I’m the mom who dyes Easter eggs on Saturday night, if at all.
I’m the mom who forgot to buy treats for her seven year old to take to school for his birthday until the last minute, and had to make a late night run for Twinkies.
I’ve not always been this way. When I had only one child, I planned elaborate birthday parities with decorations and favors and homemade cakes. When I had two kids, I pulled off much of the same. Four kids must be my tipping point.
I’m fairly certain that I am still an adequate mother. My kids are loved beyond measure, fed and clothed, and well behaved.
What I’m wondering is whether the mark of a good mother is themed birthday parties and perfectly frosted cupcakes for school celebrations; coordinated Easter outfits (which I also used to do, but I’m certain the almost 13 year old would bristle at), and a well decorated home that changes with the seasons; cute foods on holidays; and decorator bedrooms. Because if this is what I have to be…I’m a complete, utter, total failure. This is what the magazines tell me I should be. Oh, and let’s not forget that I should be endlessly creative and apparently never sleep so that I can come up with new, fun ideas to do with my kids tomorrow so that they do not need to rely on video games and Legos for entertainment.

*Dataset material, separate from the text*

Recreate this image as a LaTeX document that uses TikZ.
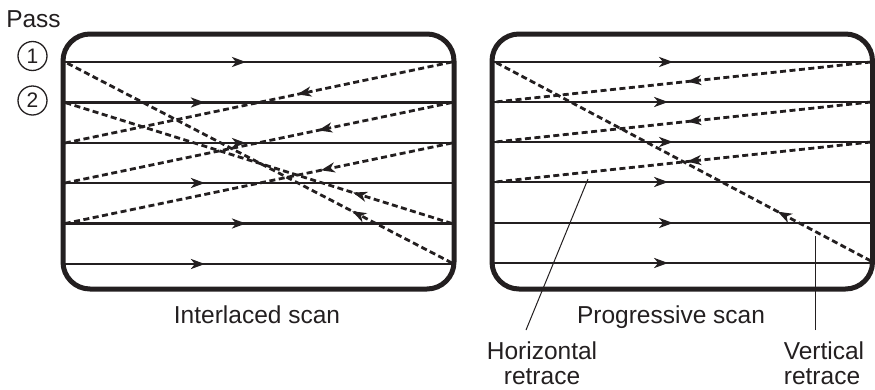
\documentclass[tikz,border=0pt]{standalone}
\usepackage{fontspec}
\setmainfont{Liberation Sans}
\usetikzlibrary{arrows.meta,decorations.markings}
\definecolor{ink}{RGB}{35,31,32}
\begin{document}
\begin{tikzpicture}[x=1pt,y=-1pt,
  box/.style={draw=ink, line width=5pt, rounded corners=27pt, inner sep=0pt},
  scan/.style={draw=ink, line width=2.8pt},
  retrace/.style={draw=ink, line width=2.8pt, dash pattern=on 6pt off 3.5pt},
  tipat/.style={postaction={decorate}, decoration={markings, mark=at position #1 with {\arrow{Stealth[length=14pt,width=10pt,inset=4pt]}}}},
  lbl/.style={font=\fontsize{24.5}{28}\selectfont, text=ink, inner sep=0pt, anchor=base},
  leader/.style={draw=ink, line width=1pt},
  passnum/.style={circle, draw=ink, line width=1.3pt, minimum size=29pt, inner sep=0pt, font=\fontsize{21}{24}\selectfont, text=ink}
]
\useasboundingbox (0,0) rectangle (875,389);

% ---------- Interlaced scan ----------
\foreach \y/\p in {62/0.468, 102.5/0.363, 143/0.468, 183/0.363, 223.5/0.468, 264/0.363}
  \draw[scan, tipat=\p] (63,\y) -- (454,\y);
\draw[retrace, tipat=0.40]  (452,62)    -- (65,143);
\draw[retrace, tipat=0.346] (452,102.5) -- (65,183);
\draw[retrace, tipat=0.339] (452,143)   -- (65,223.5);
\draw[retrace, tipat=0.258] (452,263)   -- (65,62);
\draw[retrace, tipat=0.256] (452,223.5) -- (65,102.5);
\node[box, minimum width=391pt, minimum height=255pt] (LB) at (258.5,161.5) {};

% ---------- Progressive scan ----------
\foreach \y/\p in {62/0.476, 102/0.463, 142/0.476, 182/0.463, 223/0.476, 263/0.463}
  \draw[scan, tipat=\p] (492,\y) -- (872.5,\y);
\draw[retrace, tipat=0.489] (871,62)  -- (495,102);
\draw[retrace, tipat=0.489] (871,102) -- (495,142);
\draw[retrace, tipat=0.489] (871,142) -- (495,182);
\draw[retrace, tipat=0.248] (871,261) -- (495,62);
\node[box, minimum width=380.5pt, minimum height=255pt] (RB) at (682.25,161.5) {};

% ---------- labels ----------
\node[lbl] (pass) at (33.5,27) {Pass};
\node[passnum] (p1) at (32.5,56) {1};
\node[passnum] (p2) at (32.5,100.5) {2};
\node[lbl] (il) at (257,323) {Interlaced scan};
\node[lbl] (ps) at (671,323) {Progressive scan};
\node[lbl] (hr1) at (542,359) {Horizontal};
\node[lbl] (hr2) at (542,384.5) {retrace};
\node[lbl] (vr1) at (824,359) {Vertical};
\node[lbl] (vr2) at (822,384.5) {retrace};

% ---------- leaders ----------
\coordinate (hrA) at (588,179);
\coordinate (hrB) at (526,330);
\coordinate (vrA) at (815,236);
\coordinate (vrB) at (815,330);
\draw[leader] (hrB) -- (hrA);
\draw[leader] (vrB) -- (vrA);
\end{tikzpicture}
\end{document}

So why do we, as mothers, look to these outside “professionals” to tell us how to mother? What makes these magazine editors and so-called parenting experts any better than those of us down here in the trenches, getting our hands dirty, walking around with bleach stains on our sleeves and going to the grocery store with one pant leg accidentally tucked into a sweat sock? Why do we torture ourselves so?
Because, you know what moms? You have a tough job. You have a job description that gets tougher as the years progress. You work for little bosses who will never give you as high marks on your quarterly review as you think, you KNOW, that you deserve. But, at the end of the race, maybe, just maybe, you will have shaped a little human that can go off and do something even better than you ever were able to do. Of course, you may also shape someone who still lives under your roof and complains about the meals that you cook at age 40. Either way, they are your kids, and in the end, you have as much control over them as you had on deciding which day that they would be born.
I take comfort in the fact that while I am an imperfect parent, raised by imperfect parents, and raising imperfect kids, I have a Heavenly Father who is perfect, and who sees me as absolutely perfect because of the perfect sacrifice of His one and only Son. And that makes me feel a whole lot better. I pray that it can do the same for you.